Insieme a La La Land, questa di Crudelia è una delle migliori interpretazioni della Stone; era onestamente impensabile che riuscisse a dare tanto carattere e lettura a un personaggio molto amato già interpretato in passato da Glenn Close, soprattutto all'interno delle trasposizioni dei classici in live-action che spesso lasciano il tempo che trovano.

Insieme a lei c'è poi una meravigliosa Emma Thompson nei panni della Baronessa, figura cardine del racconto e mentore negativo in stile Meryl Streep ne Il Diavolo veste Prada, anche se insalvabile e tratteggiata per essere una miliardaria imprenditrice-couture narcisista e con diversi tratti di psicopatia nemmeno così latenti.

Si fa odiare ma è quello che vuole: "Eleganza e ferocità, il mix perfetto", dice parlando dei suoi adorati dalmata, e riflettendo sul potere ("Se ne parli, non lo hai") o brindando sempre e solo a se stessa dichiara apertamente tutto il suo egocentrismo e quello che sostanzialmente diventerà Cruella per sua stessa scelta, perché ambiziosa "e con l'istinto omicida" nelle vene, in grado di uccidere la sua parte migliore per non lasciare ostacoli sul suo cammino.

In conclusione, pensato per essere un titolo mainstream a tutto tondo, aperto alla famiglia ma comunque bisognoso di uno slancio di perfidia e oscurità in più, c'è da ammettere che Crudelia sa il fatto suo più o meno in ogni frangente, e questo anche grazie alla brillante e sagace penna di Tony McNamara (La Favorita), qui coadivuata da quella di Dana Fox.
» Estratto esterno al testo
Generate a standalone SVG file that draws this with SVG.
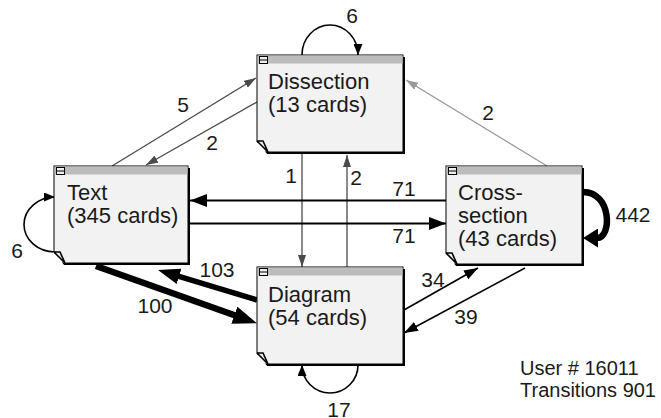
<svg xmlns="http://www.w3.org/2000/svg" width="661" height="418" viewBox="0 0 661 418">
<style>
.shadow{fill:#000}
.body{fill:#f2f2f2;stroke:#000;stroke-width:1}
.bar{fill:#bcbcbc}
.icon{fill:#eee;stroke:#000;stroke-width:1}
.cut{fill:#fff}
.fold{fill:none;stroke:#000;stroke-width:1.6}
.ntext{font-family:"Liberation Sans",Arial,sans-serif;font-size:22px;fill:#1a1a1a}
.lbl{font-family:"Liberation Sans",Arial,sans-serif;font-size:21px;fill:#1a1a1a;text-anchor:middle}
.info{font-family:"Liberation Sans",Arial,sans-serif;font-size:20px;fill:#1a1a1a}
.dg{fill:none;stroke:#4a4a4a;stroke-width:1.3}
.lg{fill:none;stroke:#9a9a9a;stroke-width:1.3}
.k{fill:none;stroke:#000;stroke-width:1.6}
.k2{fill:none;stroke:#000;stroke-width:2}
</style>
<defs>
<marker id="m-dg" markerUnits="userSpaceOnUse" markerWidth="12" markerHeight="8" refX="12" refY="4" orient="auto"><path d="M0,0 L12,4 L0,8 z" fill="#4a4a4a"/></marker>
<marker id="m-lg" markerUnits="userSpaceOnUse" markerWidth="12" markerHeight="8" refX="12" refY="4" orient="auto"><path d="M0,0 L12,4 L0,8 z" fill="#9a9a9a"/></marker>
<marker id="m-k" markerUnits="userSpaceOnUse" markerWidth="14" markerHeight="10" refX="14" refY="5" orient="auto"><path d="M0,0 L14,5 L0,10 z" fill="#000"/></marker>
<marker id="m-k71" markerUnits="userSpaceOnUse" markerWidth="17" markerHeight="13" refX="17" refY="6.5" orient="auto"><path d="M0,0 L17,6.5 L0,13 z" fill="#000"/></marker>
<marker id="m-loop" markerUnits="userSpaceOnUse" markerWidth="11" markerHeight="9" refX="11" refY="4.5" orient="auto"><path d="M0,0 L11,4.5 L0,9 z" fill="#000"/></marker>
<marker id="m-big" markerUnits="userSpaceOnUse" markerWidth="24" markerHeight="18" refX="1" refY="9" orient="auto"><path d="M0,0 L24,9 L0,18 z" fill="#000"/></marker>
<marker id="m-big2" markerUnits="userSpaceOnUse" markerWidth="22" markerHeight="16" refX="1" refY="8" orient="auto"><path d="M0,0 L22,8 L0,16 z" fill="#000"/></marker>
<marker id="m-442" markerUnits="userSpaceOnUse" markerWidth="15" markerHeight="19" refX="1" refY="9.5" orient="auto"><path d="M0,0 L15,9.5 L0,19 z" fill="#000"/></marker>
</defs>

<g id="connectors">
<path class="dg" d="M112,166 L256,78" marker-end="url(#m-dg)"/>
<path class="dg" d="M257,102 L146,165" marker-end="url(#m-dg)"/>
<path class="lg" d="M547,166 L406,80" marker-end="url(#m-lg)"/>
<path class="dg" d="M302,153 L302,267" marker-end="url(#m-dg)"/>
<path class="dg" d="M347,267 L347,155" marker-end="url(#m-dg)"/>
<path class="k2" d="M446,200.5 L190,200.5" marker-end="url(#m-k71)"/>
<path class="k2" d="M190,223.5 L446,223.5" marker-end="url(#m-k71)"/>
<path fill="none" stroke="#000" stroke-width="6.5" d="M96,266 L235.3,315.5" marker-end="url(#m-big)"/>
<path fill="none" stroke="#000" stroke-width="5.5" d="M257,300 L178.1,276.1" marker-end="url(#m-big2)"/>
<path class="k" d="M404,310 L478,268" marker-end="url(#m-k)"/>
<path class="k" d="M525,268 L404,333" marker-end="url(#m-k)"/>
<path class="k" d="M302,55 A28,30 0 0 1 358,55" marker-end="url(#m-loop)"/>
<path class="k" d="M55,252 A31,27.5 0 0 1 55,197" marker-end="url(#m-loop)"/>
<path class="k" d="M358,365 A28,28 0 0 1 302,365" marker-end="url(#m-loop)"/>
<path fill="none" stroke="#000" stroke-width="6.5" d="M583,192 C612,192 612,238 597,238" marker-end="url(#m-442)"/>
<text class="lbl" x="352" y="23">6</text>
<text class="lbl" x="183" y="112">5</text>
<text class="lbl" x="212" y="150">2</text>
<text class="lbl" x="488" y="120">2</text>
<text class="lbl" x="291" y="183">1</text>
<text class="lbl" x="356" y="185">2</text>
<text class="lbl" x="404" y="196">71</text>
<text class="lbl" x="404" y="243">71</text>
<text class="lbl" x="17" y="258">6</text>
<text class="lbl" x="633" y="222">442</text>
<text class="lbl" x="217" y="277">103</text>
<text class="lbl" x="155" y="313">100</text>
<text class="lbl" x="433" y="287">34</text>
<text class="lbl" x="466" y="324">39</text>
<text class="lbl" x="339" y="417">17</text>
</g>

<g id="dissection">
<rect class="shadow" x="259" y="57" width="146" height="97"/>
<rect class="body" x="257" y="55" width="146" height="97"/>
<rect class="bar" x="257.5" y="55.5" width="145" height="8"/>
<rect class="icon" x="259.5" y="56.5" width="8" height="7"/>
<line class="icon" x1="259.5" y1="60" x2="267.5" y2="60"/>
<path class="cut" d="M256,141 L268,155 L256,155 z"/>
<path class="fold" d="M257,141 L268,152 M257,141 H263 L268,152"/>
<text class="ntext" x="268" y="89">Dissection</text>
<text class="ntext" x="268" y="112">(13 cards)</text>
</g>

<g id="text">
<rect class="shadow" x="56" y="168" width="134" height="97"/>
<rect class="body" x="54" y="166" width="134" height="97"/>
<rect class="bar" x="54.5" y="166.5" width="133" height="8"/>
<rect class="icon" x="56.5" y="167.5" width="8" height="7"/>
<line class="icon" x1="56.5" y1="171" x2="64.5" y2="171"/>
<path class="cut" d="M53,252 L65,266 L53,266 z"/>
<path class="fold" d="M54,252 L65,263 M54,252 H60 L65,263"/>
<text class="ntext" x="67" y="200">Text</text>
<text class="ntext" x="67" y="223">(345 cards)</text>
</g>

<g id="cross-section">
<rect class="shadow" x="448" y="168" width="136" height="98"/>
<rect class="body" x="446" y="166" width="136" height="98"/>
<rect class="bar" x="446.5" y="166.5" width="135" height="8"/>
<rect class="icon" x="448.5" y="167.5" width="8" height="7"/>
<line class="icon" x1="448.5" y1="171" x2="456.5" y2="171"/>
<path class="cut" d="M445,253 L457,267 L445,267 z"/>
<path class="fold" d="M446,253 L457,264 M446,253 H452 L457,264"/>
<text class="ntext" x="458" y="200">Cross-</text>
<text class="ntext" x="458" y="223">section</text>
<text class="ntext" x="458" y="246">(43 cards)</text>
</g>

<g id="diagram">
<rect class="shadow" x="259" y="269" width="146" height="97"/>
<rect class="body" x="257" y="267" width="146" height="97"/>
<rect class="bar" x="257.5" y="267.5" width="145" height="8"/>
<rect class="icon" x="259.5" y="268.5" width="8" height="7"/>
<line class="icon" x1="259.5" y1="272" x2="267.5" y2="272"/>
<path class="cut" d="M256,353 L268,367 L256,367 z"/>
<path class="fold" d="M257,353 L268,364 M257,353 H263 L268,364"/>
<text class="ntext" x="268" y="302">Diagram</text>
<text class="ntext" x="268" y="325">(54 cards)</text>
</g>

<g id="info">
<text class="info" x="520" y="375">User # 16011</text>
<text class="info" x="520" y="397">Transitions 901</text>
</g>
</svg>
Il film sa essere drammatico senza sforare l'eccesso e anche molto divertente, grazie ad esempio al cagnolino Wink di Horace (altra mascotte canina dopo il Monchi de I Miitchell contro le Macchine su Netflix) e ricco di cambi e situazioni che rendono il titolo efficace e pieno di vitalità. Un ruggito cinematografico che non pensavamo di sentire e che invece ci ha lasciati attoniti e soddisfatti oltre ogni aspettativa.
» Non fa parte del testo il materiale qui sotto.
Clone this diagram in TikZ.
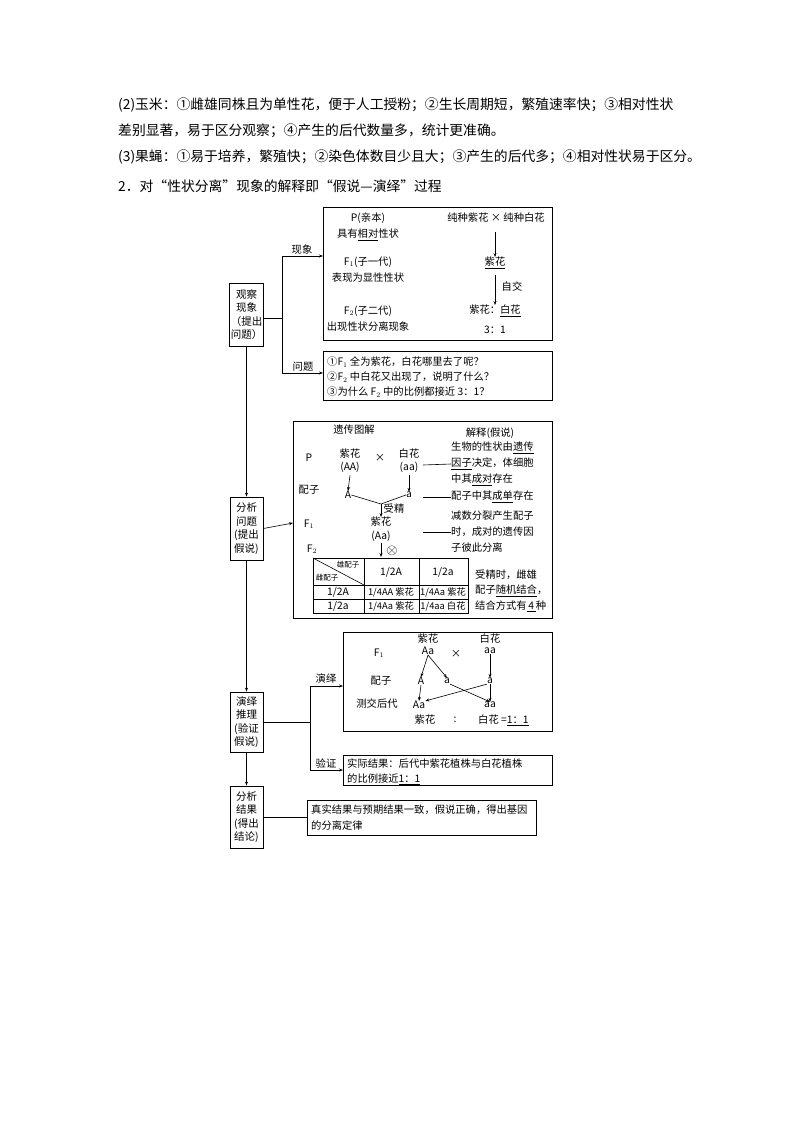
\documentclass[tikz,border=0pt]{standalone}
\usepackage{fontspec}
\setmainfont{Noto Sans CJK SC}
\usetikzlibrary{arrows.meta}
\begin{document}
\begin{tikzpicture}[x=1pt,y=-1pt,
  box/.style={draw,line width=0.8pt},
  stagebox/.style={draw,line width=0.8pt,minimum width=33pt,inner sep=1pt,align=center,font=\fontsize{10.5}{13.5}\selectfont},
  t/.style={font=\fontsize{10.3}{12}\selectfont,inner sep=0pt},
  tl/.style={t,anchor=west},
  para/.style={font=\fontsize{13.8}{15}\selectfont,anchor=west,inner sep=0pt},
  arr/.style={-{Stealth[length=4pt,width=3pt]},line width=0.6pt},
  ln/.style={line width=0.6pt}]
\useasboundingbox (0,0) rectangle (794,1123);
\node[para] (p1) at (118,105) {(2)玉米：①雌雄同株且为单性花，便于人工授粉；②生长周期短，繁殖速率快；③相对性状};
\node[para] (p2) at (118,131) {差别显著，易于区分观察；④产生的后代数量多，统计更准确。};
\node[para] (p3) at (118,157) {(3)果蝇：①易于培养，繁殖快；②染色体数目少且大；③产生的后代多；④相对性状易于区分。};
\node[para] (p4) at (118,186) {2．对“性状分离”现象的解释即“假说—演绎”过程};

% stage boxes
\node[stagebox,minimum height=63pt] (s1) at (246.5,314.5) {观察\\现象\\（提出\\问题）};
\node[stagebox,minimum height=63pt] (s2) at (246.5,528.5) {分析\\问题\\(提出\\假说)};
\node[stagebox,minimum height=60pt] (s3) at (246.5,722) {演绎\\推理\\(验证\\假说)};
\node[stagebox,minimum height=62pt] (s4) at (246.5,817) {分析\\结果\\(得出\\结论)};
\draw[arr] (s1.south) -- (s2.north);
\draw[arr] (s2.south) -- (s3.north);
\draw[arr] (s3.south) -- (s4.north);

% box1
\draw[box] (323,207) rectangle (552,340);
\coordinate (b1) at (323,256);
\coordinate (b2) at (323,373);
\coordinate (j1) at (282,318);
\draw[ln] (s1.east |- j1) -- (j1);
\draw[arr] (282,256) -- (b1);
\draw[arr] (282,373) -- (b2);
\draw[ln] (282,256) -- (282,373);
\node[t] (lx) at (302,255) [anchor=south] {现象};
\node[t] (lw) at (303,372) [anchor=south] {问题};
\node[t] (a1) at (368,218) {P(亲本)};
\node[t] (a2) at (368,235) {具有\underline{相对}性状};
\node[t] (a3) at (368,262) {F$_1$(子一代)};
\node[t] (a4) at (368,278) {表现为显性性状};
\node[t] (a5) at (368,311) {F$_2$(子二代)};
\node[t] (a6) at (368,327) {出现性状分离现象};
\node[t] (c1) at (496,218) {纯种紫花 × 纯种白花};
\node[t] (c2) at (495,263) {\underline{紫花}};
\node[t] (c3) at (495,311) {紫花：\underline{白花}};
\node[t] (c4) at (495,330) {3：1};
\draw[arr] (c1.south -| c2) ++(0,9) -- (c2.north);
\draw[arr] (c2.south) ++(0,6) -- (c3.north);
\node[t] (zj) at (512,287) {自交};
% box2
\draw[box] (323,351) rectangle (552,400);
\node[tl] (q1) at (327,362) {①F$_1$ 全为紫花，白花哪里去了呢？};
\node[tl] (q2) at (327,377) {②F$_2$ 中白花又出现了，说明了什么？};
\node[tl] (q3) at (327,392) {③为什么 F$_2$ 中的比例都接近 3：1？};

% box3
\draw[box] (293,421) rectangle (552,618);
\draw[arr] (s2.east) -- (293,523);
\node[t] (d0) at (354,430) {遗传图解};
\node[t] (d1) at (490,433) {解释(假说)};
\node[t] (dP) at (309,458) {P};
\node[t] (dz) at (350,454) {紫花};
\node[t] (dAA) at (350,467) {(AA)};
\node[t] (dx) at (380,458) {×};
\node[t] (dbh) at (409,454) {白花};
\node[t] (daa) at (409,467) {(aa)};
\node[t] (dpz) at (309,490) {配子};
\node[t] (dA) at (348,495) {A};
\node[t] (da) at (409,495) {a};
\draw[arr] (dAA.south) ++(0,3) -- (dA.north);
\draw[arr] (daa.south) ++(0,3) -- (da.north);
\coordinate (m) at (381,504);
\draw[ln] (dA.east) -- (m) -- (da.west);
\node[t] (dF1) at (309,524) {F$_1$};
\node[t] (dfz) at (381,522) {紫花};
\node[t] (dAa) at (381,536) {(Aa)};
\draw[arr] (m) -- (dfz.north);
\node[t] (dsj) at (394,509) {受精};
\node[t] (dF2) at (312,549) {F$_2$};
\draw[arr] (dAa.south) ++(0,2) -- (381,557);
\node[inner sep=0pt,font=\Large] (dot) at (392,551) {$\otimes$};
% table
\draw[ln] (313,558) rectangle (468,613);
\draw[ln] (313,585) -- (468,585) (313,599) -- (468,599);
\draw[ln] (364,558) -- (364,613) (419,558) -- (419,613);
\draw[ln] (313,558) -- (364,585);
\node[t,font=\fontsize{7.5}{9}\selectfont] (tx1) at (348,565) {雄配子};
\node[t,font=\fontsize{7.5}{9}\selectfont] (tx2) at (327,578) {雌配子};
\node[t] (t12A) at (391,572) {1/2A};
\node[t] (t12a) at (443,572) {1/2a};
\node[t] (r1) at (338,592) {1/2A};
\node[t] (r2) at (338,606) {1/2a};
\node[t,font=\fontsize{9.3}{11}\selectfont] (c11) at (391,592) {1/4AA 紫花};
\node[t,font=\fontsize{9.3}{11}\selectfont] (c12) at (443,592) {1/4Aa 紫花};
\node[t,font=\fontsize{9.3}{11}\selectfont] (c21) at (391,606) {1/4Aa 紫花};
\node[t,font=\fontsize{9.3}{11}\selectfont] (c22) at (443,606) {1/4aa 白花};
% explanations
\node[tl] (e1) at (451,448) {生物的性状由\underline{遗传}};
\node[tl] (e2) at (451,464) {\underline{因子}决定，体细胞};
\node[tl] (e3) at (451,480) {中其\underline{成对}存在};
\node[tl] (e4) at (451,497) {配子中其\underline{成单}存在};
\node[tl] (e5) at (451,516) {减数分裂产生配子};
\node[tl] (e6) at (451,532) {时，成对的遗传因};
\node[tl] (e7) at (451,548) {子彼此分离};
\node[tl] (e8) at (475,575) {受精时，雌雄};
\node[tl] (e9) at (475,591) {配子\underline{随机结合}，};
\node[tl] (e10) at (475,606) {结合方式有\underline{\,4\,}种};
\draw[ln] (423,465) -- (e2.west);
\draw[ln] (423,497) -- (e4.west);
\draw[ln] (423,532) -- (e6.west);

% box4
\draw[box] (343,632) rectangle (552,731);
\coordinate (j3) at (310,722);
\draw[ln] (s3.east) -- (j3);
\draw[ln] (310,686) -- (310,770);
\draw[arr] (310,686) -- (343,686);
\draw[arr] (310,770) -- (343,770);
\node[t] (ly) at (326,684) [anchor=south] {演绎};
\node[t] (lz) at (326,768) [anchor=south] {验证};
\node[t] (fz) at (428,639) {紫花};
\node[t] (fb) at (490,639) {白花};
\node[t] (fF1) at (379,653) {F$_1$};
\node[t] (fAa) at (428,651) {Aa};
\node[t] (fx) at (456,654) {×};
\node[t] (faa) at (490,651) {aa};
\node[t] (fpz) at (381,681) {配子};
\node[t] (gA) at (421,681) {A};
\node[t] (ga) at (447,681) {a};
\node[t] (gb) at (490,681) {a};
\node[t] (hcs) at (377,704) {测交后代};
\node[t] (hAa) at (419,705) {Aa};
\node[t] (haa) at (490,705) {aa};
\draw[arr] (fAa.south) -- (gA.north);
\draw[arr] (fAa.south) -- (ga.north);
\draw[arr] (faa.south) -- (gb.north);
\draw[arr] (gA.south) -- (hAa.north);
\draw[arr] (ga.south east) -- (haa.north);
\draw[arr] (gb.south) -- (haa.north);
\draw[arr] (gb.south west) -- (hAa.north east);
\node[t] (k1) at (425,720) {紫花};
\node[t] (k2) at (455,720) {:};
\node[tl] (k3) at (478,720) {白花 =\underline{1：1}};
% box5
\draw[box] (343,755) rectangle (552,785);
\node[tl] (v1) at (347,764) {实际结果：后代中紫花植株与白花植株};
\node[tl] (v2) at (347,779) {的比例接近\underline{1：1}};
% box6
\draw[box] (307,800) rectangle (536,835);
\draw[ln] (s4.east) -- (307,817);
\node[tl] (w1) at (311,810) {真实结果与预期结果一致，假说正确，得出基因};
\node[tl] (w2) at (311,826) {的分离定律};
\end{tikzpicture}
\end{document}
Crudelia Crudelia di Craig Gillespie è il miglior live-action targato Disney da anni a questa parte, tanto guardando alle trasposizioni dei classici quanto ai progetti originali della compagnia. Non solo brilla e appaga lo spettatore grazie alle interpretazioni di Emma Stone ed Emma Thompson, ma riesce a sorprendere e colpire anche in senso formale e contenutistico, grazie alla visione e ai virtuosismi di Gillespie e alla penna sagace di Tony McNamara. Un film che parla di moda, di donne e di trasformazioni, pensato quasi come anti-Joker della Casa di Topolino, dove non è la società a imporre un cambiamento ma è l'Io della protagonista a emergere ferino e ineluttabile, in una scelta decisa e ponderata. Un titolo energico ed esuberante anche nella colonna sonora, glamour e trascinante come il film stesso, che risulta ritmato, divertente e anche profondo, in un mix funzionale e riuscito da godere oggi più di ieri al cinema.